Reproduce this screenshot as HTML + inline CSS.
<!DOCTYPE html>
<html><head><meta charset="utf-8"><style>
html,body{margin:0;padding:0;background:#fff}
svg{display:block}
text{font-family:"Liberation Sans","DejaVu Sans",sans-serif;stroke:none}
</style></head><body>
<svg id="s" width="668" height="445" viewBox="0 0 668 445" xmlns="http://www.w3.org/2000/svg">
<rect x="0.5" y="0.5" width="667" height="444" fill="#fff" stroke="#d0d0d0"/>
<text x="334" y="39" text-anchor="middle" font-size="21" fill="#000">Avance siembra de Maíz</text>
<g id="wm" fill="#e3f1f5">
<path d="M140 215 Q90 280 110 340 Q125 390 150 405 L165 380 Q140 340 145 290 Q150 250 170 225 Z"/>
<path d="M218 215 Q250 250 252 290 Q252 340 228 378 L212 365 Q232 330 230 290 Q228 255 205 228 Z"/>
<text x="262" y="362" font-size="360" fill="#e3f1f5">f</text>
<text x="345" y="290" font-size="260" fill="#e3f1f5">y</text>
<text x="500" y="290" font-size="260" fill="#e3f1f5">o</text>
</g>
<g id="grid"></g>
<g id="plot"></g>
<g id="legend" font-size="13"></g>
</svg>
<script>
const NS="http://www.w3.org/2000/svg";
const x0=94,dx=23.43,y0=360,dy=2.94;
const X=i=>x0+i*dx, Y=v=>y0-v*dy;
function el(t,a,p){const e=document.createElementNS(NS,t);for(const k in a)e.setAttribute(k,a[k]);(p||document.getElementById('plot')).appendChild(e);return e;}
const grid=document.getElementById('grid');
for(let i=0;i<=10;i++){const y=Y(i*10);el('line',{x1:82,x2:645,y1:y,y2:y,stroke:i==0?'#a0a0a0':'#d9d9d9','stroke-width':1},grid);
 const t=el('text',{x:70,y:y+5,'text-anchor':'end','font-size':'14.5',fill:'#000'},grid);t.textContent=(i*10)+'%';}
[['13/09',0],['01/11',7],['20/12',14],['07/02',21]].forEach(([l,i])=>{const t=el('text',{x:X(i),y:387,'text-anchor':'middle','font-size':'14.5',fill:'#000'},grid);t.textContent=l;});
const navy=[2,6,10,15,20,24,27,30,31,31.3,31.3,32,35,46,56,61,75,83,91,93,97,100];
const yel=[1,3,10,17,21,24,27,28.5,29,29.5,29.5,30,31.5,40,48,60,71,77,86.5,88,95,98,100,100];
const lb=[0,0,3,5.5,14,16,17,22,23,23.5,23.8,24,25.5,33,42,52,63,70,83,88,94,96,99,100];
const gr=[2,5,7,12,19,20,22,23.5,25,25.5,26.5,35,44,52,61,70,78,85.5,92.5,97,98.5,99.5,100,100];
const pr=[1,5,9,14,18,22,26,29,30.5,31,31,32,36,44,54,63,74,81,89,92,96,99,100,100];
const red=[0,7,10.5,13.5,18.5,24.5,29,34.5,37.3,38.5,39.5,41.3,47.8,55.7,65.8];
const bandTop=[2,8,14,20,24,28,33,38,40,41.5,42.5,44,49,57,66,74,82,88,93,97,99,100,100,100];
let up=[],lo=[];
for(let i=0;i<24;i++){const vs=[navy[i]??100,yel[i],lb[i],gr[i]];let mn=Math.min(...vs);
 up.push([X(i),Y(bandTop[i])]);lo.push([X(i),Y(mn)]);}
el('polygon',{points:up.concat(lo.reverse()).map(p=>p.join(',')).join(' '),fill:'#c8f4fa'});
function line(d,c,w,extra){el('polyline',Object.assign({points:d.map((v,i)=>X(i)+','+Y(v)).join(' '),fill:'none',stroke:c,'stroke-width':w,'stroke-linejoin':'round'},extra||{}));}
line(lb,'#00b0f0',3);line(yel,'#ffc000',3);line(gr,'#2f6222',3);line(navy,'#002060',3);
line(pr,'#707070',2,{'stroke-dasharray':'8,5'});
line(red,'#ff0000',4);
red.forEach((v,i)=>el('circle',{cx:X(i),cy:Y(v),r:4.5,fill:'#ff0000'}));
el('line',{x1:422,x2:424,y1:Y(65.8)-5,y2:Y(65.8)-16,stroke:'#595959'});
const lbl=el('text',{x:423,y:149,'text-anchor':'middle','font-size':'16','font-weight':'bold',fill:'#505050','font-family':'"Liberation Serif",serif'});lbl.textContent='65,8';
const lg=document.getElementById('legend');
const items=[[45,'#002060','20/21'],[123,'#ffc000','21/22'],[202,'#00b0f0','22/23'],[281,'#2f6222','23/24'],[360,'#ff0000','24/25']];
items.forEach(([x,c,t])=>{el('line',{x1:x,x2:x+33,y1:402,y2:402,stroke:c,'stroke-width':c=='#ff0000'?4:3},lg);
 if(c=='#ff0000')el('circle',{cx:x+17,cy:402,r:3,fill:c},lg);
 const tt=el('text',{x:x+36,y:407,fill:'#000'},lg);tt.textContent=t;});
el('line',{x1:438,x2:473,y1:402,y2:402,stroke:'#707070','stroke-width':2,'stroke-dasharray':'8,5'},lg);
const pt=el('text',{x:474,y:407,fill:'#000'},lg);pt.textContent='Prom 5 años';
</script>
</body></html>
***
Each line of the material must be restated exactly.

Reproduce this screenshot as HTML + inline CSS.
<!DOCTYPE html>
<html><head><meta charset="utf-8"><style>
html,body{margin:0;padding:0;background:#fff}
svg{display:block}
text{font-family:"Liberation Sans","DejaVu Sans",sans-serif;stroke:none}
</style></head><body>
<svg id="s" width="668" height="445" viewBox="0 0 668 445" xmlns="http://www.w3.org/2000/svg">
<rect x="0.5" y="0.5" width="667" height="444" fill="#fff" stroke="#d0d0d0"/>
<text x="334" y="39" text-anchor="middle" font-size="21" fill="#000">Avance siembra de Maíz</text>
<g id="wm" fill="#e3f1f5">
<path d="M140 215 Q90 280 110 340 Q125 390 150 405 L165 380 Q140 340 145 290 Q150 250 170 225 Z"/>
<path d="M218 215 Q250 250 252 290 Q252 340 228 378 L212 365 Q232 330 230 290 Q228 255 205 228 Z"/>
<text x="262" y="362" font-size="360" fill="#e3f1f5">f</text>
<text x="345" y="290" font-size="260" fill="#e3f1f5">y</text>
<text x="500" y="290" font-size="260" fill="#e3f1f5">o</text>
</g>
<g id="grid"></g>
<g id="plot"></g>
<g id="legend" font-size="13"></g>
</svg>
<script>
const NS="http://www.w3.org/2000/svg";
const x0=94,dx=23.43,y0=360,dy=2.94;
const X=i=>x0+i*dx, Y=v=>y0-v*dy;
function el(t,a,p){const e=document.createElementNS(NS,t);for(const k in a)e.setAttribute(k,a[k]);(p||document.getElementById('plot')).appendChild(e);return e;}
const grid=document.getElementById('grid');
for(let i=0;i<=10;i++){const y=Y(i*10);el('line',{x1:82,x2:645,y1:y,y2:y,stroke:i==0?'#a0a0a0':'#d9d9d9','stroke-width':1},grid);
 const t=el('text',{x:70,y:y+5,'text-anchor':'end','font-size':'14.5',fill:'#000'},grid);t.textContent=(i*10)+'%';}
[['13/09',0],['01/11',7],['20/12',14],['07/02',21]].forEach(([l,i])=>{const t=el('text',{x:X(i),y:387,'text-anchor':'middle','font-size':'14.5',fill:'#000'},grid);t.textContent=l;});
const navy=[2,6,10,15,20,24,27,30,31,31.3,31.3,32,35,46,56,61,75,83,91,93,97,100];
const yel=[1,3,10,17,21,24,27,28.5,29,29.5,29.5,30,31.5,40,48,60,71,77,86.5,88,95,98,100,100];
const lb=[0,0,3,5.5,14,16,17,22,23,23.5,23.8,24,25.5,33,42,52,63,70,83,88,94,96,99,100];
const gr=[2,5,7,12,19,20,22,23.5,25,25.5,26.5,35,44,52,61,70,78,85.5,92.5,97,98.5,99.5,100,100];
const pr=[1,5,9,14,18,22,26,29,30.5,31,31,32,36,44,54,63,74,81,89,92,96,99,100,100];
const red=[0,7,10.5,13.5,18.5,24.5,29,34.5,37.3,38.5,39.5,41.3,47.8,55.7,65.8];
const bandTop=[2,8,14,20,24,28,33,38,40,41.5,42.5,44,49,57,66,74,82,88,93,97,99,100,100,100];
let up=[],lo=[];
for(let i=0;i<24;i++){const vs=[navy[i]??100,yel[i],lb[i],gr[i]];let mn=Math.min(...vs);
 up.push([X(i),Y(bandTop[i])]);lo.push([X(i),Y(mn)]);}
el('polygon',{points:up.concat(lo.reverse()).map(p=>p.join(',')).join(' '),fill:'#c8f4fa'});
function line(d,c,w,extra){el('polyline',Object.assign({points:d.map((v,i)=>X(i)+','+Y(v)).join(' '),fill:'none',stroke:c,'stroke-width':w,'stroke-linejoin':'round'},extra||{}));}
line(lb,'#00b0f0',3);line(yel,'#ffc000',3);line(gr,'#2f6222',3);line(navy,'#002060',3);
line(pr,'#707070',2,{'stroke-dasharray':'8,5'});
line(red,'#ff0000',4);
red.forEach((v,i)=>el('circle',{cx:X(i),cy:Y(v),r:4.5,fill:'#ff0000'}));
el('line',{x1:422,x2:424,y1:Y(65.8)-5,y2:Y(65.8)-16,stroke:'#595959'});
const lbl=el('text',{x:423,y:149,'text-anchor':'middle','font-size':'16','font-weight':'bold',fill:'#505050','font-family':'"Liberation Serif",serif'});lbl.textContent='65,8';
const lg=document.getElementById('legend');
const items=[[45,'#002060','20/21'],[123,'#ffc000','21/22'],[202,'#00b0f0','22/23'],[281,'#2f6222','23/24'],[360,'#ff0000','24/25']];
items.forEach(([x,c,t])=>{el('line',{x1:x,x2:x+33,y1:402,y2:402,stroke:c,'stroke-width':c=='#ff0000'?4:3},lg);
 if(c=='#ff0000')el('circle',{cx:x+17,cy:402,r:3,fill:c},lg);
 const tt=el('text',{x:x+36,y:407,fill:'#000'},lg);tt.textContent=t;});
el('line',{x1:438,x2:473,y1:402,y2:402,stroke:'#707070','stroke-width':2,'stroke-dasharray':'8,5'},lg);
const pt=el('text',{x:474,y:407,fill:'#000'},lg);pt.textContent='Prom 5 años';
</script>
</body></html>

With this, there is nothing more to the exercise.